Location
- 145 Ross St. E Moose Jaw, Saskatchewan Canada
- Coordinates: 50°23′50″N 105°31′49″W﻿ / ﻿50.39722°N 105.53028°W

Information
- Type: Public
- Motto: "Excelling Together"
- Established: 1931
- School district: Prairie South School Division
- Principal: Tana Arnott
- Faculty: 55
- Grades: 9–12
- Enrollment: 645 (2022)
- Colors: Green and Orange
- Nickname: Tornadoes or Toilers
- Website: schools.prairiesouth.ca/peacock/

= Albert E. Peacock Collegiate =

Albert E. Peacock Collegiate is a high school located in Moose Jaw, Saskatchewan, Canada.
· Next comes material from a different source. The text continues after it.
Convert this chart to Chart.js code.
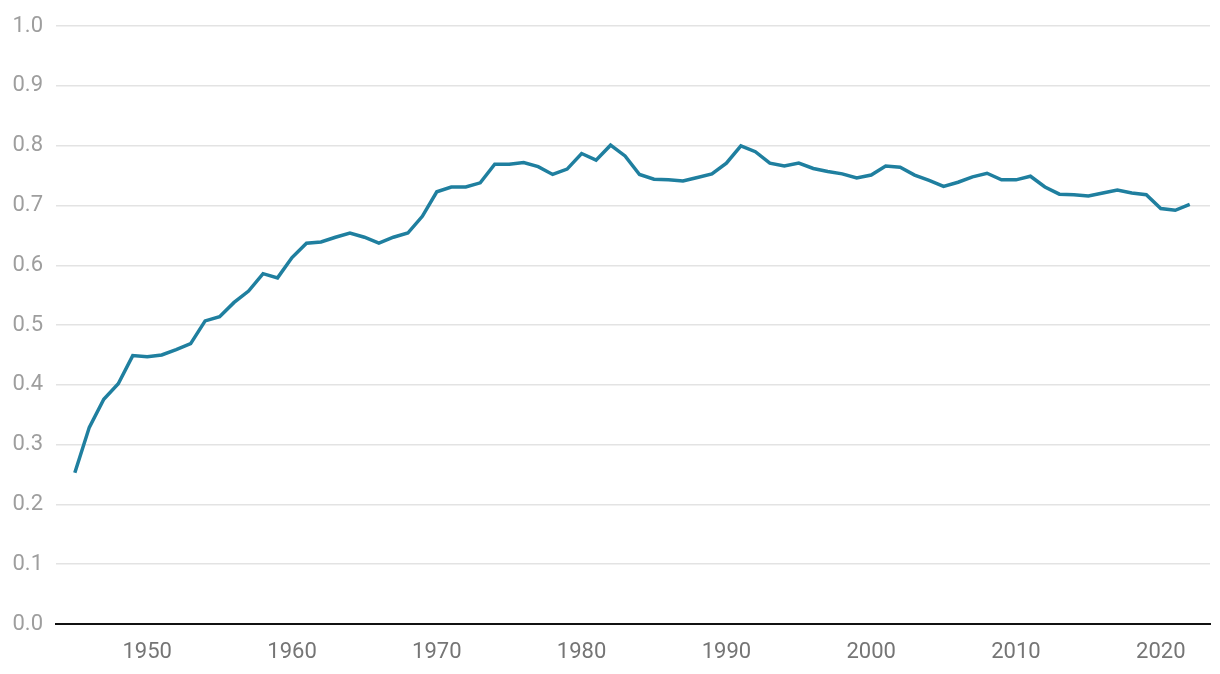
<!DOCTYPE html>
<html>
<head>
<meta charset="utf-8">
<script src="https://cdn.jsdelivr.net/npm/chart.js@4.4.1/dist/chart.umd.min.js"></script>
<style>
  html, body { margin: 0; padding: 0; background: #fff; }
  #wrap { width: 1220px; height: 674px; }
</style>
</head>
<body>
<div id="wrap"><canvas id="chart" width="1220" height="674"></canvas></div>
<script>
var years = [
  1945, 1946, 1947, 1948, 1949, 1950, 1951, 1952, 1953, 1954,
  1955, 1956, 1957, 1958, 1959, 1960, 1961, 1962, 1963, 1964,
  1965, 1966, 1967, 1968, 1969, 1970, 1971, 1972, 1973, 1974,
  1975, 1976, 1977, 1978, 1979, 1980, 1981, 1982, 1983, 1984,
  1985, 1986, 1987, 1988, 1989, 1990, 1991, 1992, 1993, 1994,
  1995, 1996, 1997, 1998, 1999, 2000, 2001, 2002, 2003, 2004,
  2005, 2006, 2007, 2008, 2009, 2010, 2011, 2012, 2013, 2014,
  2015, 2016, 2017, 2018, 2019, 2020, 2021, 2022
];
var values = [
  0.253, 0.329, 0.376, 0.402, 0.449, 0.447, 0.450, 0.459, 0.469, 0.507,
  0.514, 0.538, 0.557, 0.586, 0.579, 0.613, 0.637, 0.639, 0.647, 0.654,
  0.647, 0.637, 0.647, 0.654, 0.682, 0.723, 0.731, 0.731, 0.738, 0.769,
  0.769, 0.772, 0.765, 0.752, 0.761, 0.787, 0.776, 0.801, 0.783, 0.752,
  0.744, 0.743, 0.741, 0.747, 0.753, 0.771, 0.800, 0.790, 0.771, 0.766,
  0.771, 0.762, 0.757, 0.753, 0.746, 0.751, 0.766, 0.764, 0.751, 0.742,
  0.732, 0.739, 0.748, 0.754, 0.743, 0.743, 0.749, 0.731, 0.719, 0.718,
  0.716, 0.721, 0.726, 0.721, 0.718, 0.695, 0.692, 0.702
];
var xTicks = [1950, 1960, 1970, 1980, 1990, 2000, 2010, 2020];
var yTicks = [0, 0.1, 0.2, 0.3, 0.4, 0.5, 0.6, 0.7, 0.8, 0.9, 1.0];

var points = years.map(function (y, i) { return { x: y, y: values[i] }; });

new Chart(document.getElementById("chart"), {
  type: "line",
  data: {
    datasets: [{
      data: points,
      borderColor: "#1f7f9f",
      borderWidth: 3.5,
      pointRadius: 0,
      tension: 0,
      fill: false
    }]
  },
  options: {
    responsive: false,
    animation: false,
    layout: { padding: { top: 23, right: 10, left: 0, bottom: 0 } },
    plugins: { legend: { display: false }, tooltip: { enabled: false } },
    scales: {
      x: {
        type: "linear",
        min: 1943.7,
        max: 2023.4,
        afterFit: function (s) { s.height = 50; },
        afterBuildTicks: function (s) { s.ticks = xTicks.map(function (v) { return { value: v }; }); },
        grid: { display: false, drawTicks: false },
        border: { display: true, color: "#111", width: 2 },
        ticks: {
          padding: 15,
          color: "#757575",
          font: { family: "Roboto", size: 22 },
          callback: function (v) { return String(v); }
        }
      },
      y: {
        min: 0,
        max: 1,
        afterFit: function (s) { s.width = 56; },
        afterBuildTicks: function (s) { s.ticks = yTicks.map(function (v) { return { value: v }; }); },
        grid: { color: "#e3e3e3", lineWidth: 1.5, drawTicks: false },
        border: { display: false },
        ticks: {
          padding: 13,
          color: "#9e9e9e",
          font: { family: "Roboto", size: 22 },
          callback: function (v) { return v.toFixed(1); }
        }
      }
    }
  }
});
</script>
</body>
</html>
It was constructed in 1931 and was originally named Moose Jaw Technical High School. It was later renamed Albert E. Peacock Technical High School after a long serving principal and school board superintendent, Albert. E Peacock. Its final name change was to Albert E.Peacock Collegiate to reflect the transition in programming that the school had evolved with. The school has the biggest stage among all of Moose Jaw's high schools. Also, due to the size of their gymnasium, Peacock is host to many provincially known athletic teams especially the Peacock Tornadoes football team.